[WHAT YOU WILL DO]
Your task is to reproduce, verbatim and without pictures, the lines from the opening of the listing through the line containing "(pu) at (199.5,235.5)".

[SUPPLIED INFORMATION]
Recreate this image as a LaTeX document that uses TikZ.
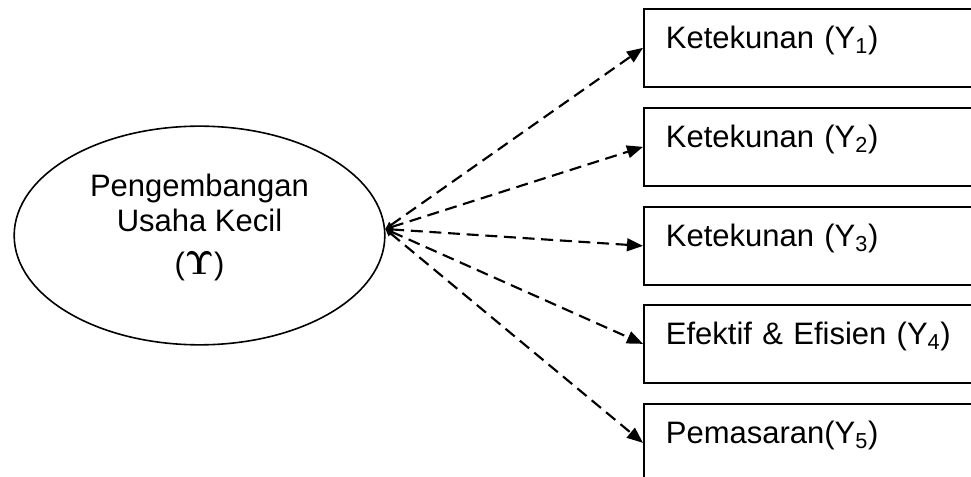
\documentclass[tikz,border=0pt]{standalone}
\usepackage{amsmath}
\usepackage{fontspec}
\setmainfont{Liberation Sans}
\usetikzlibrary{shapes.geometric,arrows.meta}
\tikzset{
    laten/.style={ellipse, draw, line width=1.2pt, minimum width=278pt,
        minimum height=164pt, inner sep=0pt, align=center,
        text depth=17pt, font=\fontsize{23.25}{26.5}\selectfont},
    indikator/.style={rectangle, draw, line width=1.3pt, anchor=north west,
        text width=222pt, align=left, inner xsep=16.5pt, inner ysep=0pt,
        text height=30pt, text depth=28.5pt,
        font=\fontsize{23.25}{27}\selectfont},
    muatan/.style={dash pattern=on 9pt off 5pt, line width=1.6pt,
        {Triangle[length=5.5pt,width=5pt]}-{Triangle[length=12pt,width=9.5pt]}}
}

\begin{document}
\begin{tikzpicture}[x=0.75pt,y=-0.75pt]
        \clip (0,0) rectangle (971,477);

        % variabel laten
        \node[laten] (pu) at (199.5,235.5) {Pengembangan\\Usaha Kecil\\[6pt]($\boldsymbol{\Upsilon}$)};

        % indikator
        \node[indikator] (y1) at (643,8) {Ketekunan (Y\textsubscript{1})};
        \node[indikator] (y2) at (643,107) {Ketekunan (Y\textsubscript{2})};
        \node[indikator] (y3) at (643,206) {Ketekunan (Y\textsubscript{3})};
        \node[indikator] (y4) at (643,304) {Efektif \& Efisien (Y\textsubscript{4})};
        \node[indikator] (y5) at (643,403) {Pemasaran(Y\textsubscript{5})};

        \foreach \i in {1,...,5}
            \draw[muatan] (pu.2) -- (y\i.west);
\end{tikzpicture}
\end{document}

[TASK SOLUTION]
Recreate this image as a LaTeX document that uses TikZ.
\documentclass[tikz,border=0pt]{standalone}
\usepackage{amsmath}
\usepackage{fontspec}
\setmainfont{Liberation Sans}
\usetikzlibrary{shapes.geometric,arrows.meta}
\tikzset{
    laten/.style={ellipse, draw, line width=1.2pt, minimum width=278pt,
        minimum height=164pt, inner sep=0pt, align=center,
        text depth=17pt, font=\fontsize{23.25}{26.5}\selectfont},
    indikator/.style={rectangle, draw, line width=1.3pt, anchor=north west,
        text width=222pt, align=left, inner xsep=16.5pt, inner ysep=0pt,
        text height=30pt, text depth=28.5pt,
        font=\fontsize{23.25}{27}\selectfont},
    muatan/.style={dash pattern=on 9pt off 5pt, line width=1.6pt,
        {Triangle[length=5.5pt,width=5pt]}-{Triangle[length=12pt,width=9.5pt]}}
}

\begin{document}
\begin{tikzpicture}[x=0.75pt,y=-0.75pt]
        \clip (0,0) rectangle (971,477);

        % variabel laten
        \node[laten] (pu) at (199.5,235.5) {Pengembangan\\Usaha Kecil\\[6pt]($\boldsymbol{\Upsilon}$)};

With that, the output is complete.